Mastering MongoDB Schema Design Patterns: A Comprehensive Guide
MongoDB, a leading NoSQL database, offers developers the flexibility to design schemas that cater to diverse application needs. However, with great flexibili...
MongoDB, a leading NoSQL database, offers developers the flexibility to design schemas that cater to diverse application needs. However, with great flexibility comes the responsibility of structuring your data effectively. In this post, we will explore essential MongoDB schema design patterns, complete with practical examples and actionable tips to help you build efficient and scalable applications.
Understanding MongoDB Schema Design
Unlike traditional relational databases, MongoDB uses a document-based model that allows you to store data in a format similar to JSON. This flexibility can lead to various schema designs, each with its strengths and weaknesses. Choosing the right schema design pattern can significantly impact your application's performance, scalability, and complexity.
Key Considerations for Schema Design
Before diving into specific design patterns, consider the following factors:
- Access patterns: How your application reads and writes data.
- Scalability: The ability to handle increased load.
- Data relationships: The relationships between different data entities.
- Query performance: The speed and efficiency of data retrieval.
Common MongoDB Schema Design Patterns
1. Embedded Documents
When to Use
Embedded documents are ideal for related data that is frequently accessed together.

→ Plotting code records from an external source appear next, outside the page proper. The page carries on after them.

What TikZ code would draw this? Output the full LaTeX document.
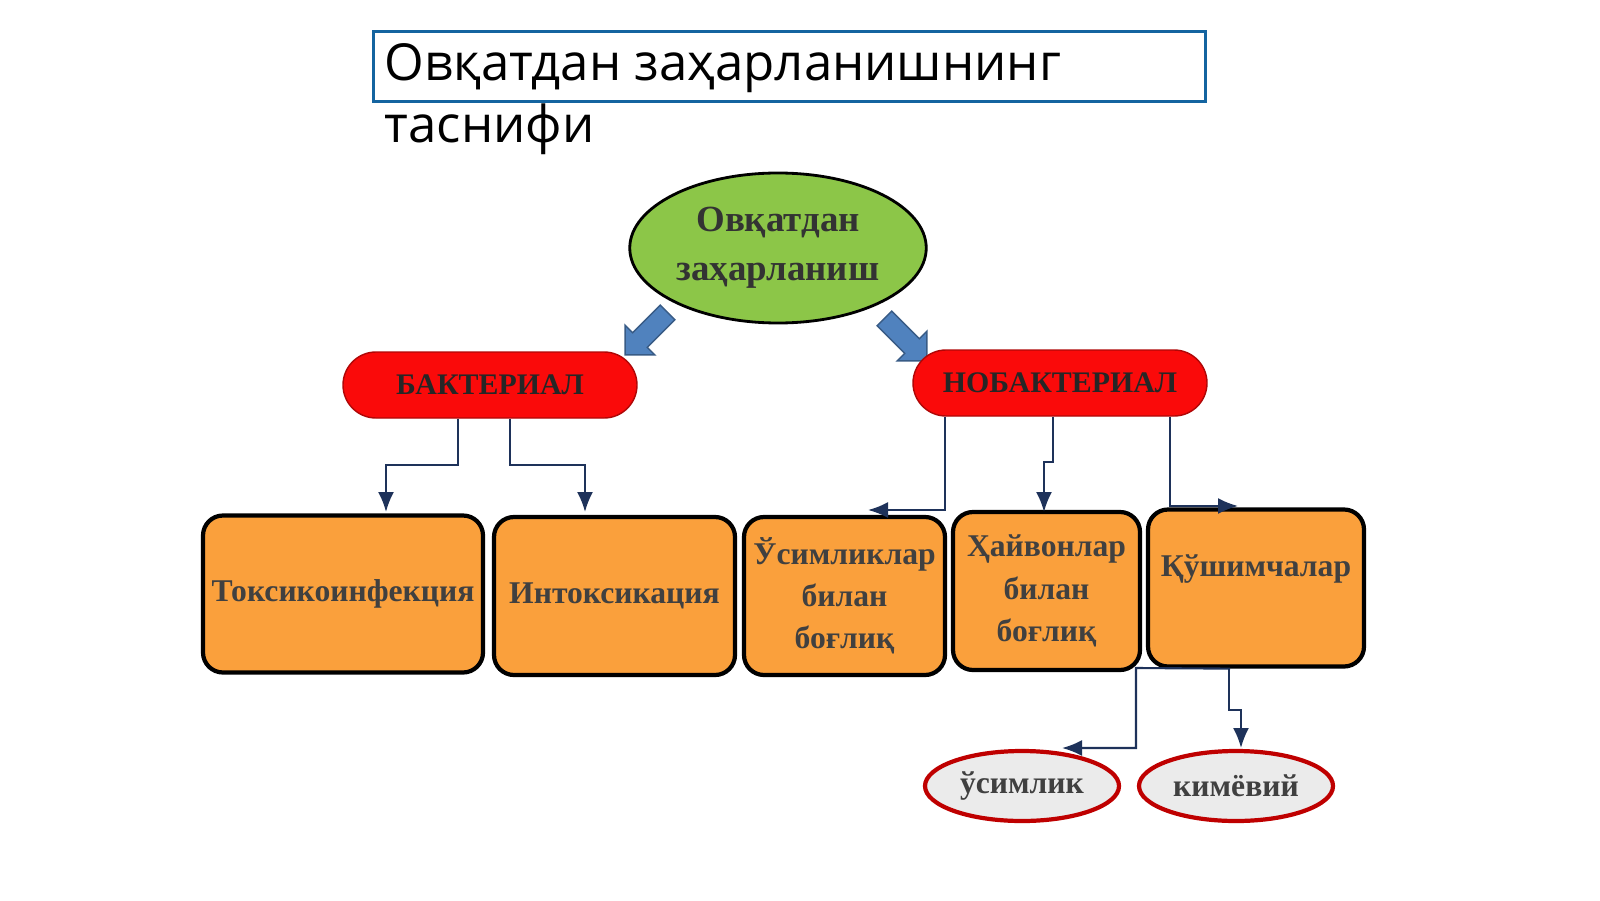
\documentclass[tikz,border=0pt]{standalone}
\usepackage{fontspec}
\setmainfont{Liberation Serif}
\newfontfamily\titlefont{Open Sans}
\usetikzlibrary{positioning, arrows.meta, shapes.geometric, shapes.arrows}
\definecolor{leafgreen}{RGB}{140,198,72}
\definecolor{boxorange}{RGB}{250,160,60}
\definecolor{pillred}{RGB}{250,10,10}
\definecolor{arrowblue}{RGB}{80,130,190}
\definecolor{linkblue}{RGB}{30,50,90}
\definecolor{framecol}{RGB}{20,100,160}
\tikzset{
    root/.style={ellipse, draw=black, thick, fill=leafgreen, minimum width=2.94cm, minimum height=1.5cm, inner sep=1pt, align=center, font=\bfseries\fontsize{10.5}{14}\selectfont, text=black!80},
    pill/.style={rectangle, rounded corners=0.33cm, draw=pillred!70!black, fill=pillred, minimum width=2.94cm, minimum height=0.66cm, inner sep=1pt, font=\bfseries\fontsize{8.5}{10}\selectfont, text=black!85},
    kind/.style={rectangle, rounded corners=0.2cm, draw=black, very thick, fill=boxorange, align=center, inner sep=1pt, font=\bfseries\fontsize{9}{12}\selectfont, text=black!75},
    leaf/.style={ellipse, draw=red!75!black, very thick, fill=black!8, minimum width=1.94cm, minimum height=0.7cm, inner sep=0pt, font=\bfseries\fontsize{9}{11}\selectfont, text=black!75},
    link/.style={-{Latex[length=2mm,width=1.6mm]}, linkblue, semithick},
    fat/.style={single arrow, fill=arrowblue, draw=arrowblue!70!black, minimum height=0.6cm, minimum width=0.42cm, single arrow head extend=0.1cm, inner sep=0.09cm}
}
\begin{document}
\begin{tikzpicture}
    \useasboundingbox (0,0) rectangle (16,9);
    % title
    \node (frame) [draw=framecol, thick, minimum width=8.32cm, minimum height=0.7cm, anchor=north west] at (3.72,8.7) {};
    \node (title) [anchor=north west, align=left, font=\titlefont\fontsize{14.5}{17.5}\selectfont, inner sep=0pt] at (3.84,8.57) {Овқатдан заҳарланишнинг\\таснифи};

    \node (food) [root] at (7.78,6.52) {Овқатдан\\заҳарланиш};
    \node (arL) [fat, rotate=-135] at (6.5,5.7) {};
    \node (arR) [fat, rotate=-45] at (9.02,5.64) {};

    \node (bact) [pill] at (4.9,5.15) {БАКТЕРИАЛ};
    \node (nobact) [pill] at (10.6,5.17) {НОБАКТЕРИАЛ};

    \node (toxi) [kind, minimum width=2.8cm, minimum height=1.57cm] at (3.43,3.06) {Токсикоинфекция};
    \node (intox) [kind, minimum width=2.41cm, minimum height=1.58cm] at (6.145,3.04) {Интоксикация};
    \node (plant) [kind, minimum width=2.01cm, minimum height=1.58cm] at (8.445,3.04) {Ўсимликлар\\билан\\боғлиқ};
    \node (animal) [kind, minimum width=1.87cm, minimum height=1.58cm] at (10.465,3.09) {Ҳайвонлар\\билан\\боғлиқ};
    \node (addit) [kind, minimum width=2.16cm, minimum height=1.57cm, text depth=0.45cm] at (12.56,3.12) {Қўшимчалар};

    \node (veg) [leaf] at (10.22,1.14) {ўсимлик};
    \node (chem) [leaf] at (12.36,1.14) {кимёвий};

    % connectors
    \coordinate (t1) at (3.86,3.88);
    \coordinate (t2) at (5.85,3.88);
    \coordinate (t3) at (8.68,3.9);
    \coordinate (t4) at (10.44,3.88);
    \coordinate (t5) at (12.38,3.94);
    \coordinate (t6) at (10.62,1.52);
    \coordinate (t7) at (12.41,1.52);
    \draw[link] (bact.south -| 4.58,0) |- (3.86,4.35) -- (t1);
    \draw[link] (bact.south -| 5.1,0) |- (5.85,4.35) -- (t2);
    \draw[link] (nobact.south -| 9.45,0) |- (t3);
    \draw[link] (nobact.south -| 10.53,0) |- (10.44,4.38) -- (t4);
    \draw[link] (nobact.south -| 11.7,0) |- (t5);
    \draw[link] (addit.south -| 12.3,0) -- (11.36,2.32) |- (t6);
    \draw[link] (addit.south -| 12.29,0) |- (12.41,1.9) -- (t7);
\end{tikzpicture}
\end{document}
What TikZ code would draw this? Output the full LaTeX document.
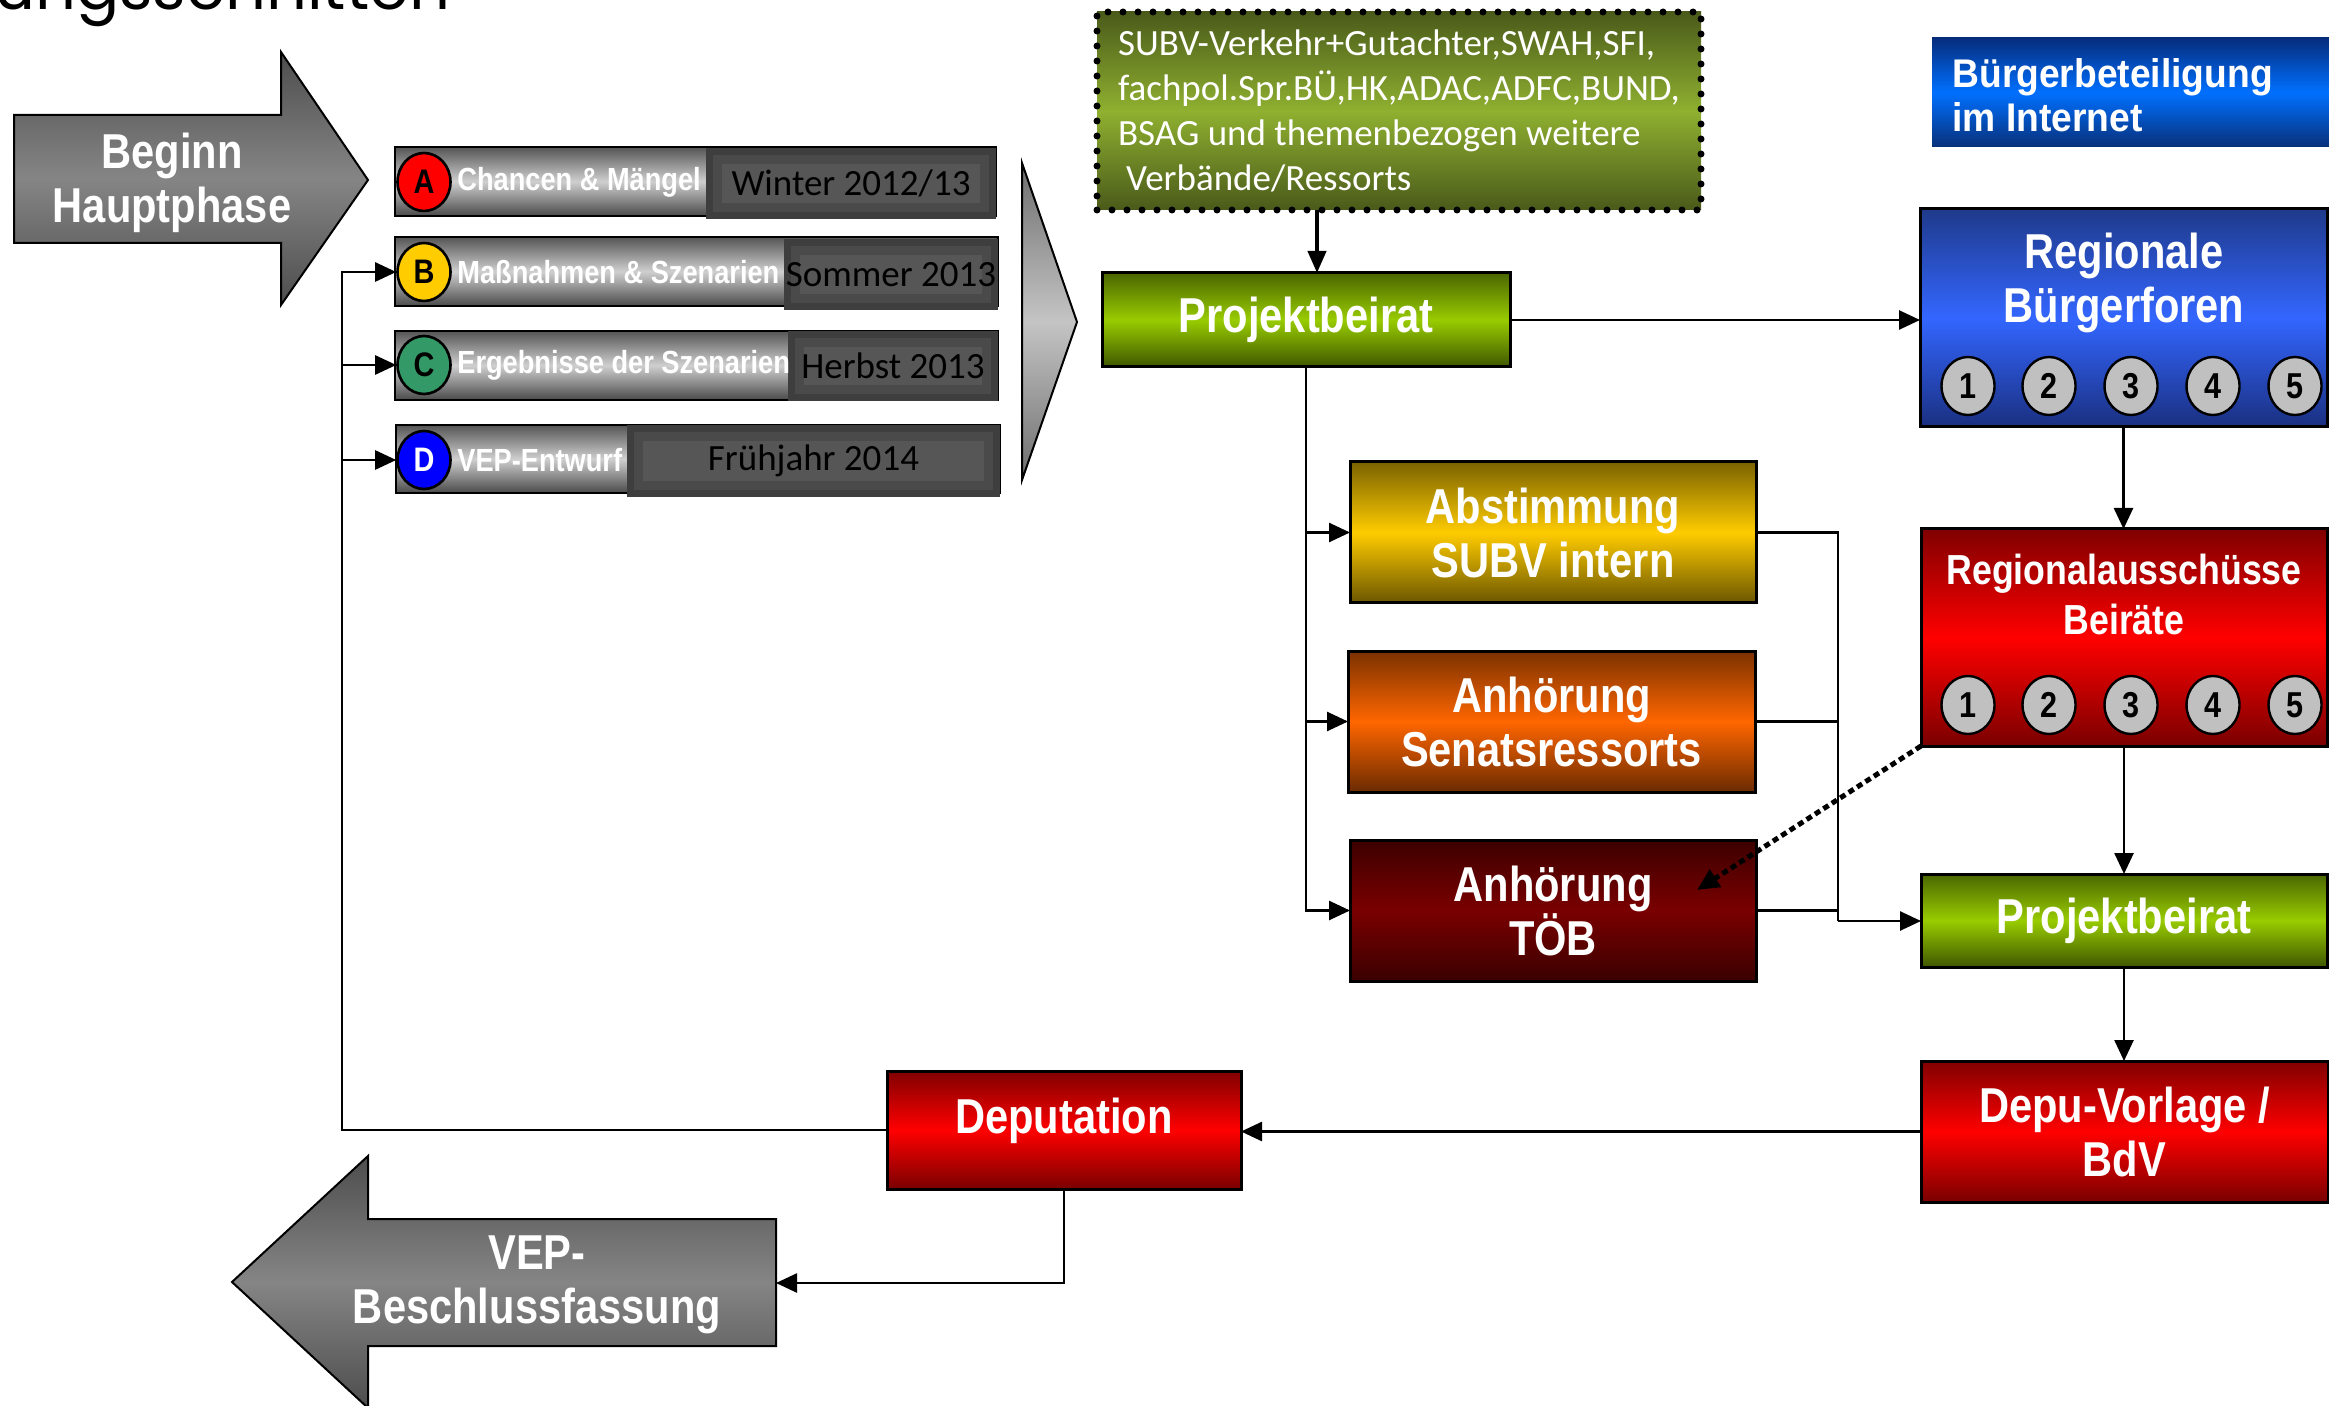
\documentclass[tikz,border=0pt]{standalone}
\usepackage{fontspec}
\setmainfont{Liberation Sans}
\newfontfamily\nar{Liberation Sans}[FakeStretch=0.85]
\newfontfamily\narb{Liberation Sans}[FakeStretch=0.93]
\newfontfamily\carl{Carlito}
\newfontfamily\titlefont{Poppins}
\usetikzlibrary{arrows.meta,shapes.geometric,calc}
\definecolor{pbT}{HTML}{4A6600}\definecolor{pbM}{HTML}{99CC00}\definecolor{pbB}{HTML}{3F5700}
\definecolor{abT}{HTML}{7A6200}\definecolor{abM}{HTML}{FFCC00}\definecolor{abB}{HTML}{6B5600}
\definecolor{seT}{HTML}{7A3100}\definecolor{seM}{HTML}{FF6600}\definecolor{seB}{HTML}{6B2B00}
\definecolor{tbT}{HTML}{3D0000}\definecolor{tbM}{HTML}{7A0000}\definecolor{tbB}{HTML}{3A0000}
\definecolor{rdT}{HTML}{800000}\definecolor{rdM}{HTML}{FF0000}\definecolor{rdB}{HTML}{7A0000}
\definecolor{bfT}{HTML}{1F3A8A}\definecolor{bfM}{HTML}{3366FF}\definecolor{bfB}{HTML}{1A2F80}
\definecolor{bbT}{HTML}{062C7C}\definecolor{bbM}{HTML}{0070FF}\definecolor{bbB}{HTML}{08307A}
\definecolor{dgT}{HTML}{4A5A1A}\definecolor{dgM}{HTML}{8FB030}\definecolor{dgB}{HTML}{4A5A1A}
\definecolor{arT}{HTML}{4D4D4D}\definecolor{arM}{HTML}{858585}
\definecolor{chT}{HTML}{6E6E6E}\definecolor{chM}{HTML}{C4C4C4}
\definecolor{rbT}{HTML}{555555}\definecolor{rbM}{HTML}{CFCFCF}\definecolor{rbB}{HTML}{4A4A4A}
\definecolor{dkO}{HTML}{3E3E3E}\definecolor{dkN}{HTML}{4A4A4A}\definecolor{dkI}{HTML}{565656}
\definecolor{numgray}{HTML}{C0C0C0}
\definecolor{cAc}{HTML}{FF0000}\definecolor{cBc}{HTML}{FFCC00}\definecolor{cCc}{HTML}{339966}\definecolor{cDc}{HTML}{0000FF}
\tikzset{
  grad/.style n args={3}{top color=#1, bottom color=#3, middle color=#2},
  box/.style={draw=black, line width=1.5pt, inner sep=0pt, outer sep=0pt, text=white,
    font=\nar\bfseries\fontsize{24.5}{27}\selectfont, align=center},
  lbl/.style={inner sep=0pt, text=white, font=\nar\bfseries\fontsize{24.5}{27}\selectfont, align=center},
  conn/.style={line width=1.3pt, draw=black},
  arr/.style={conn, -{Triangle[length=10.5pt,width=9.5pt]}},
  numc/.style={ellipse, draw=black, line width=1.2pt, fill=numgray, minimum width=26.5pt,
    minimum height=29pt, inner sep=0pt, font=\nar\bfseries\fontsize{18}{18}\selectfont},
  letc/.style={ellipse, draw=black, line width=1.3pt, minimum width=26.5pt,
    minimum height=29pt, inner sep=0pt, font=\nar\bfseries\fontsize{17}{17}\selectfont},
  rowbar/.style={draw=black, line width=1.3pt, inner sep=0pt, outer sep=0pt, grad={rbT}{rbM}{rbB}},
  datebox/.style={inner sep=0pt, outer sep=0pt, fill=dkO, font=\carl\fontsize{18.5}{22.5}\selectfont,
    path picture={
      \fill[dkN] ($(path picture bounding box.south west)+(7,-7)$) rectangle
      ($(path picture bounding box.north east)+(-7,7)$);
      \fill[dkI] ($(path picture bounding box.south west)+(16,-16)$) rectangle
      ($(path picture bounding box.north east)+(-16,16)$);}},
  rowtxt/.style={inner sep=0pt, anchor=west, text=white, font=\nar\bfseries\fontsize{16}{16}\selectfont},
  bigarrow/.style={draw=black, line width=1pt, top color=arT, bottom color=arT, middle color=arM},
}
\begin{document}
\begin{tikzpicture}[x=0.5pt,y=-0.5pt]
\useasboundingbox (0,0) rectangle (2329,1406);

% title fragment (cut off at the top edge, as in the reference)
\node[anchor=base west, inner sep=0pt, font=\titlefont\fontsize{32}{32}\selectfont] (title) at (-6,10) {ungsschnitten};

% Beginn Hauptphase arrow
\draw[bigarrow] (14,115) -- (281,115) -- (281,52) -- (368,180) -- (281,305) -- (281,243) -- (14,243) -- cycle;
\node[lbl] (beginn) at (172,183) {Beginn\\Hauptphase};

% phase rows
\node[rowbar, minimum width=300.5pt, minimum height=34.5pt] (rA) at (695.5,181.5) {};
\node[rowbar, minimum width=301.5pt, minimum height=34.5pt] (rB) at (696.5,271.5) {};
\node[rowbar, minimum width=301.5pt, minimum height=34.5pt] (rC) at (696.5,365.5) {};
\node[rowbar, minimum width=302pt, minimum height=34pt] (rD) at (698,459) {};
\node[datebox, minimum width=145pt, minimum height=35.5pt] (dA) at (851,183.5) {Winter 2012/13};
\node[datebox, minimum width=107pt, minimum height=35.5pt] (dB) at (891,274.5) {Sommer 2013};
\node[datebox, minimum width=105pt, minimum height=35pt] (dC) at (893,366) {Herbst 2013};
\node[datebox, minimum width=186.5pt, minimum height=36pt] (dD) at (813.5,461) {Frühjahr 2014};
\node[letc, fill=cAc] (cA) at (424,182) {A};
\node[letc, fill=cBc] (cB) at (424,272) {B};
\node[letc, fill=cCc] (cC) at (424,365) {C};
\node[letc, fill=cDc, text=white] (cD) at (424,460) {D};
\node[rowtxt] (tA) at (457,182) {Chancen \& Mängel};
\node[rowtxt] (tB) at (457,272) {Maßnahmen \& Szenarien};
\node[rowtxt] (tC) at (457,365) {Ergebnisse der Szenarien};
\node[rowtxt] (tD) at (457,460) {VEP-Entwurf};

% chevron
\draw[draw=black, line width=1pt, top color=chT, bottom color=chT, middle color=chM] (1022,163) -- (1077,322) -- (1022,480) -- cycle;

% stakeholder box
\node[inner sep=0pt, outer sep=0pt, grad={dgT}{dgM}{dgB}, draw=black, line width=3.5pt,
  dash pattern=on 0pt off 7.5pt, line cap=round, minimum width=302pt, minimum height=99pt,
  text=white, align=left, font=\carl\fontsize{18.5}{22.5}\selectfont] (sub) at (1399,111)
  {SUBV-Verkehr+Gutachter,SWAH,SFI,\\fachpol.Spr.BÜ,HK,ADAC,ADFC,BUND,\\BSAG und themenbezogen weitere\\\hspace{4pt}Verbände/Ressorts};

% main boxes
\node[box, grad={pbT}{pbM}{pbB}, minimum width=204pt, minimum height=47pt] (pb1) at (1306,320) {Projektbeirat};
\node[inner sep=0pt, outer sep=0pt, grad={bbT}{bbM}{bbB}, minimum width=198.5pt, minimum height=54.5pt] (bbi) at (2130.5,92.5) {};
\node[inner sep=0pt, anchor=west, align=left, text=white, font=\narb\bfseries\fontsize{20}{22}\selectfont] (bbit) at (1952,95) {Bürgerbeteiligung\\im Internet};

\node[box, grad={bfT}{bfM}{bfB}, minimum width=203.5pt, minimum height=109pt] (rbf) at (2123.5,318) {};
\node[lbl] (rbft) at (2124,283) {Regionale\\Bürgerforen};
\node[box, grad={rdT}{rdM}{rdB}, minimum width=203pt, minimum height=108.5pt] (ra) at (2124,637.5) {};
\node[lbl, font=\nar\bfseries\fontsize{21}{25}\selectfont] (rat) at (2124,594) {Regionalausschüsse\\Beiräte};
\foreach \i/\x in {1/1968,2/2049,3/2131,4/2213,5/2295}{
  \node[numc] (f\i) at (\x,386) {\i};
  \node[numc] (r\i) at (\x,705) {\i};
}
\node[box, grad={pbT}{pbM}{pbB}, minimum width=203pt, minimum height=46.5pt] (pb2) at (2124,920.5) {Projektbeirat};
\node[box, grad={rdT}{rdM}{rdB}, minimum width=203.5pt, minimum height=70.5pt] (depv) at (2124.5,1131.5) {Depu-Vorlage /\\BdV};
\node[box, grad={rdT}{rdM}{rdB}, minimum width=177pt, minimum height=59pt] (dep) at (1064,1130) {};
\node[lbl] (dept) at (1064,1121) {Deputation};

\node[box, grad={abT}{abM}{abB}, minimum width=203pt, minimum height=70.5pt] (abst) at (1553,532.5) {Abstimmung\\SUBV intern};
\node[box, grad={seT}{seM}{seB}, minimum width=203.5pt, minimum height=70.5pt] (sen) at (1551.5,721.5) {Anhörung\\Senatsressorts};
\node[box, grad={tbT}{tbM}{tbB}, minimum width=203pt, minimum height=70.5pt] (toeb) at (1553,910.5) {Anhörung\\TÖB};

% VEP-Beschlussfassung arrow
\draw[bigarrow] (776,1219) -- (368,1219) -- (368,1156) -- (232,1282) -- (368,1408) -- (368,1346) -- (776,1346) -- cycle;
\node[lbl] (vep) at (537,1285) {VEP-\\Beschlussfassung};

% coordinates for connectors
\coordinate (sa) at (1317,0);
\coordinate (jn) at (1838,921);
\coordinate (bus) at (342,272);
\coordinate (vepR) at (776,1283);
\coordinate (tend) at (1697,890);

% connectors
\draw[conn, line width=2pt, -{Triangle[length=11pt,width=9pt]}] (sub.south -| sa) -- (pb1.north -| sa);
\draw[arr] (pb1.east) -- (pb1.east -| rbf.west);
\draw[arr] (pb1.south) |- (abst.west);
\draw[arr] (pb1.south) |- (sen.west);
\draw[arr] (pb1.south) |- (toeb.west);
\draw[conn] (abst.east) -| (jn);
\draw[conn] (sen.east) -| (jn);
\draw[conn] (toeb.east) -| (jn);
\draw[arr] (jn) -- (jn -| pb2.west);
\draw[arr] (rbf.south) -- (rbf.south |- ra.north);
\draw[arr] (ra.south) -- (ra.south |- pb2.north);
\draw[arr] (pb2.south) -- (pb2.south |- depv.north);
\draw[line width=2.5pt, dash pattern=on 3pt off 2pt, -{Triangle[length=11pt,width=10pt]}] (ra.south west) -- (tend);
\draw[arr] (depv.west) -- (depv.west -| dep.east);
\draw[arr] (dep.west) -| (bus) -- (cB.west);
\draw[arr] (bus |- cC.west) -- (cC.west);
\draw[arr] (bus |- cD.west) -- (cD.west);
\draw[arr] (dep.south) |- (vepR);
\end{tikzpicture}
\end{document}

This pattern minimizes the need for multiple queries and joins, thus improving performance.
Example
Consider an e-commerce application that requires storing product information along with reviews:
{
"product_id": "12345",
"name": "Smartphone",
"price": 699,
"reviews": [
{
"review_id": "1",
"user": "John Doe",
"rating": 5,
"comment": "Excellent product!"
},
{
"review_id": "2",
"user": "Jane Smith",
"rating": 4,
"comment": "Very good, but slightly expensive."
}
]
}
Tips for Embedded Documents
- Use this pattern when data is tightly coupled and often queried together.
- Be cautious about document size; MongoDB has a 16MB limit per document.
2. References
When to Use
References are better for large datasets or when there are many-to-many relationships. This pattern allows for easy updates and avoids data duplication.
Example
For a blogging platform, you might separate users and posts into different collections:
Users Collection:
{
"user_id": "1",
"name": "Alice",
"email": "alice@example.com"
}
Posts Collection:
{
"post_id": "101",
"title": "My first blog post",
"content": "This is the content of the blog post.",
"author_id": "1" // Reference to user_id
}
Tips for Using References
- Use references when data entities are separate and can change independently.
- Be mindful of the number of queries needed to retrieve related data.
3. Denormalization
When to Use
Denormalization involves duplicating data to optimize read performance. This pattern is used when the same data is frequently accessed from multiple documents.
Example
In a social media application, a user’s posts might include the user’s name directly in each post for faster access:
{
"post_id": "202",
"content": "Enjoying the sunshine!",
"author_name": "Alice" // Duplicated data
}
Tips for Denormalization
- Use denormalization if read performance is a priority over storage efficiency.
- Regularly update duplicated data to ensure consistency.
4. Bucket Pattern
When to Use
The bucket pattern is useful for time-series data or data that naturally groups together, such as logs or metrics. This pattern can improve query performance and simplify data retrieval.
Example
For a logging application, you might group logs by time buckets:
{
"bucket_id": "2023-10-01",
"logs": [
{
"timestamp": "2023-10-01T12:00:00Z",
"level": "INFO",
"message": "User logged in."
},
{
"timestamp": "2023-10-01T12:05:00Z",
"level": "ERROR",
"message": "Failed login attempt."
}
]
}
Tips for Bucket Pattern
- Define appropriate bucket sizes to balance between performance and manageability.
- Use timestamps or other natural groupings for effective organization.
5. Polymorphic Pattern
When to Use
The polymorphic pattern is suitable for applications that require storing different types of data in a single collection. This pattern allows for flexibility and can simplify queries.
Example
In a notification system, different types of notifications can be stored in one collection:
{
"notification_id": "1",
"type": "message",
"content": "You have a new message from Bob."
}
{
"notification_id": "2",
"type": "alert",
"content": "Server is down!"
}
Tips for Polymorphic Pattern
- Use this pattern when the data types share common attributes or behaviors.
- Ensure your application can handle the varied structure during processing.
Conclusion
Choosing the right MongoDB schema design pattern is crucial for optimizing your application’s performance and scalability. Understanding your access patterns and data relationships will guide you in selecting the most appropriate design. Whether you opt for embedded documents, references, denormalization, the bucket pattern, or the polymorphic pattern, always keep in mind the trade-offs involved.
By implementing these schema design patterns effectively, you can build robust, efficient, and scalable applications with MongoDB. Happy coding!